James JoycePart One – The Beginner: Moderate to severe headache and nausea.
 
If you should read only one book by James Joyce in your lifetime, read Ulysses. The book’s fractured timeline and experimental prose make it one of the most important examples of the modernist style and evidence of the beginning of the movement. Set in Dublin, Ulysses covers the events of a single day in the lives of its two main characters. Specifically, June 16th 1904.

Part I of the novel begins at 8 A.M. and follows Stephen Dedalus, who also appears in A Portrait of the Artist as a Young Man, for about three hours. Part II also begins at 8 A.M., but Leopold Bloom is its main character. He starts his day with breakfast and some alone time in the toilet before wandering around Dublin.
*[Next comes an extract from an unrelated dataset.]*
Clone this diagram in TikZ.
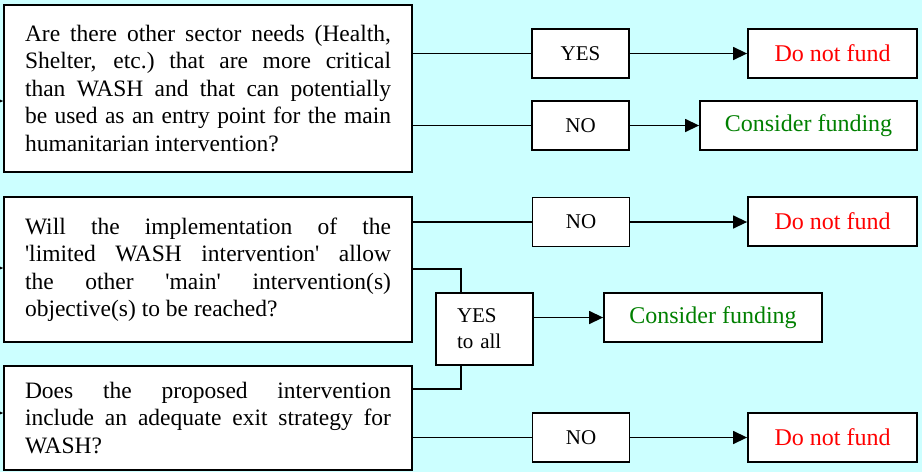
\documentclass[tikz,border=0pt]{standalone}
\usepackage{fontspec}
\setmainfont{Liberation Serif}
\usetikzlibrary{arrows.meta,calc}
\definecolor{washBg}{RGB}{204,255,255}
\definecolor{washRed}{RGB}{255,0,0}
\definecolor{washGreen}{RGB}{0,128,0}

\begin{document}
\begin{tikzpicture}[x=1pt,y=-1pt,
    question/.style={draw, line width=1.8pt, fill=white, text width=366pt, inner xsep=21pt, inner ysep=0pt, align=justify, font=\fontsize{23.5}{27.5}\selectfont},
    answer/.style={draw, line width=1.8pt, fill=white, minimum width=97pt, minimum height=49pt, inner sep=0pt, font=\fontsize{21}{26}\selectfont},
    outcome/.style={draw, line width=1.8pt, fill=white, minimum height=49pt, inner sep=0pt, font=\fontsize{24}{28}\selectfont},
    link/.style={line width=1.4pt},
    flow/.style={line width=1.4pt, -{Triangle[length=14pt,width=13pt]}}]
    \useasboundingbox (0,0) rectangle (922,472);
    \clip (0,0) rectangle (922,472);
    \fill[washBg] (0,0) rectangle (922,472);

    % questions
    \node[question, minimum height=167pt] (qsector) at (208,88.5) {Are there other sector needs (Health,\linebreak Shelter, etc.)\ that are more critical\linebreak than WASH and that can potentially\linebreak be used as an entry point for the main\linebreak humanitarian intervention?};
    \node[question, minimum height=145pt] (qlimited) at (208,269.5) {Will the implementation of the\linebreak \textquotesingle limited WASH intervention\textquotesingle\ allow\linebreak the other \textquotesingle main\textquotesingle\ intervention(s)\linebreak objective(s) to be reached?};
    \node[question, minimum height=104pt] (qexit) at (208,418) {Does the proposed intervention\linebreak include an adequate exit strategy for\linebreak WASH?};

    % answers
    \node[answer] (ansyes1) at (580.5,53.5) {YES};
    \node[answer] (ansno1) at (580.5,125.5) {NO};
    \node[answer] (ansno2) at (581,222) {NO};
    \node[answer, minimum height=72pt, text width=55pt, inner xsep=21pt, align=left] (ansyesall) at (484.5,329) {YES\\to all};
    \node[answer] (ansno3) at (581,437.5) {NO};

    % outcomes
    \node[outcome, minimum width=169pt, text=washRed] (nofund1) at (832.5,53.5) {Do not fund};
    \node[outcome, minimum width=217pt, text=washGreen] (cons1) at (808.5,125.5) {Consider funding};
    \node[outcome, minimum width=169pt, text=washRed] (nofund2) at (832.5,221.5) {Do not fund};
    \node[outcome, minimum width=218pt, text=washGreen] (cons2) at (713,317.5) {Consider funding};
    \node[outcome, minimum width=169pt, text=washRed] (nofund3) at (832.5,437.5) {Do not fund};

    % incoming arrows from the left
    \coordinate (in1) at (-30,101);
    \coordinate (in2) at (-30,268);
    \coordinate (in3) at (-30,413);
    \draw[flow] (in1) -- (in1 -| qsector.west);
    \draw[flow] (in2) -- (in2 -| qlimited.west);
    \draw[flow] (in3) -- (in3 -| qexit.west);

    % branches
    \draw[link] (qsector.east |- ansyes1.west) -- (ansyes1.west);
    \draw[flow] (ansyes1.east) -- (nofund1.west);
    \draw[link] (qsector.east |- ansno1.west) -- (ansno1.west);
    \draw[flow] (ansno1.east) -- (cons1.west);

    \draw[link] (qlimited.east |- ansno2.west) -- (ansno2.west);
    \draw[flow] (ansno2.east) -- (ansno2.east -| nofund2.west);

    \coordinate (tapup) at (461,269);
    \coordinate (tapdown) at (461,389);
    \draw[link] (qlimited.east |- tapup) -- (tapup) -- (tapup |- ansyesall.north);
    \draw[link] (qexit.east |- tapdown) -- (tapdown) -- (tapdown |- ansyesall.south);
    \draw[flow] (ansyesall.east |- cons2.west) -- (cons2.west);

    \draw[link] (qexit.east |- ansno3.west) -- (ansno3.west);
    \draw[flow] (ansno3.east) -- (nofund3.west);
\end{tikzpicture}
\end{document}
Throughout the day, Leo and Stephen cross paths now and again but do not meet, not until Part III. This last section is written in stream of consciousness, except when someone speaks. It contains the longest sentence in English literature at 4,391 words. I use the word ‘sentence’ loosely, as there’s no punctuation involved.  

I suggest reading a bit about Ulysses before attempting to read the book; it is utterly confusing. Joyce actually had to draw a chart for two of his friends to help them understand the book’s intricate structure. Its 732 pages can be subdivided into eighteen chapters, each employing a different writing style: stream of consciousness, journalistic, theatrical play format, and hallucinatory, among others. The eighteen chapters are also linked to a color, a part of the body, and an episode of Homer’s epic poem.

Entire careers have been devoted to the study of this book, so don’t worry if you can’t understand it. I’m sure if anyone living actually understood Joyce’s obscure narrative weaving and the minutiae of its structure, they’d be able to see the future and call things into being by thought alone. Of James Joyce’s work, Ulysses most thoroughly encompasses his writing style and perhaps his mental state. Give it a whirl.